### WHAT TO WORK ON
Could you write out the opening lines of the data, word for word, stopping after the line that contains "import pandas as pd"?

## start

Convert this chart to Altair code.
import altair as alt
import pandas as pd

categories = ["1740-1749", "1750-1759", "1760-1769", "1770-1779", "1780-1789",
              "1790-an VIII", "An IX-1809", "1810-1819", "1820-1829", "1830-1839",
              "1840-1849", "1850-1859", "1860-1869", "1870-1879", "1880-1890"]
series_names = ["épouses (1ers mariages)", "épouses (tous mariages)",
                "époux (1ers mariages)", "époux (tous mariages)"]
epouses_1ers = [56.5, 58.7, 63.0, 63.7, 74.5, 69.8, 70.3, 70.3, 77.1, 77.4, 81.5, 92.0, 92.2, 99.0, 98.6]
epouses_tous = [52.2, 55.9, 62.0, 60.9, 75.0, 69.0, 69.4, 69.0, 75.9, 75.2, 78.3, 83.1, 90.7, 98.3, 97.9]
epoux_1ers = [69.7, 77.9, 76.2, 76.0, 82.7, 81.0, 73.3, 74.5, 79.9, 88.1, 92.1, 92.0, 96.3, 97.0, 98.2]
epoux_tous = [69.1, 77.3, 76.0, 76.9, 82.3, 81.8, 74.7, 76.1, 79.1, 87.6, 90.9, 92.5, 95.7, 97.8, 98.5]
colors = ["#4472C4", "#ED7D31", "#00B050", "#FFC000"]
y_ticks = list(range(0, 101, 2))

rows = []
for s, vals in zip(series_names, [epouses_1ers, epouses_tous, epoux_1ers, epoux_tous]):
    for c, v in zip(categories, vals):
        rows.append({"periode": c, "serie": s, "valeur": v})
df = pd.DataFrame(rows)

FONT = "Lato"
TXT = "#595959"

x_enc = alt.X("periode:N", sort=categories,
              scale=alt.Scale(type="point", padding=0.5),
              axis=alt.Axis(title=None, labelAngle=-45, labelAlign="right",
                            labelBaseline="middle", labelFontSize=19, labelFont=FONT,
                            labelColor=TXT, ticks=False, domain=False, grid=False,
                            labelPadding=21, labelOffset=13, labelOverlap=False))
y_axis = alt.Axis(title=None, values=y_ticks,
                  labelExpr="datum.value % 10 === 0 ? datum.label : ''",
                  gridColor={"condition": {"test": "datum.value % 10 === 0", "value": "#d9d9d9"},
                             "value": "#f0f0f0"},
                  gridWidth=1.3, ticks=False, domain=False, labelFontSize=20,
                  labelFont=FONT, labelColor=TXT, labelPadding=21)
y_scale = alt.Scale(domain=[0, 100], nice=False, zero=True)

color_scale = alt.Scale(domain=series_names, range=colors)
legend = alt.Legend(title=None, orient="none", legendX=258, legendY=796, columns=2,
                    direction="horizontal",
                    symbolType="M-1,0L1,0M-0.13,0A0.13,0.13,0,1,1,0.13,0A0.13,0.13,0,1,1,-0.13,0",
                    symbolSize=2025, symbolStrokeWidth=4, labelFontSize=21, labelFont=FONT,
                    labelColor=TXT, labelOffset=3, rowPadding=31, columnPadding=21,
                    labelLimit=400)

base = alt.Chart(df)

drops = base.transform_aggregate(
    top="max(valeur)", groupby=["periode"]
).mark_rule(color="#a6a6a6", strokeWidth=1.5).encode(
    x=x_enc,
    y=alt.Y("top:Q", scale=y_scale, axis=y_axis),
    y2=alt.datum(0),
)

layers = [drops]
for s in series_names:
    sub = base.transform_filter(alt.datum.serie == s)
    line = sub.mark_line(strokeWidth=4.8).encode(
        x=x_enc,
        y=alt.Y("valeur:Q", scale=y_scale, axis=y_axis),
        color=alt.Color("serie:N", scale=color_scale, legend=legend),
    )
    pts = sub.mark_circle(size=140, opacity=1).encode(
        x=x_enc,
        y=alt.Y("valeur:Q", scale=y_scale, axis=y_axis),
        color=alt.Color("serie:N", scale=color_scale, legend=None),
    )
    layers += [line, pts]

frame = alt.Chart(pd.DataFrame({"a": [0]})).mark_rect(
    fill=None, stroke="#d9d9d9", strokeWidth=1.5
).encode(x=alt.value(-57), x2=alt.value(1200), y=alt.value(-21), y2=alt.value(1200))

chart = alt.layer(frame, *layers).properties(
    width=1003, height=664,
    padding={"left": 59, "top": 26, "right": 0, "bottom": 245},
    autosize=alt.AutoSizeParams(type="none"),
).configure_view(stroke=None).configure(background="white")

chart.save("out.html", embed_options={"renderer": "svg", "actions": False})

## end

### EXERCISE ANSWER
Convert this chart to Altair code.
import altair as alt
import pandas as pd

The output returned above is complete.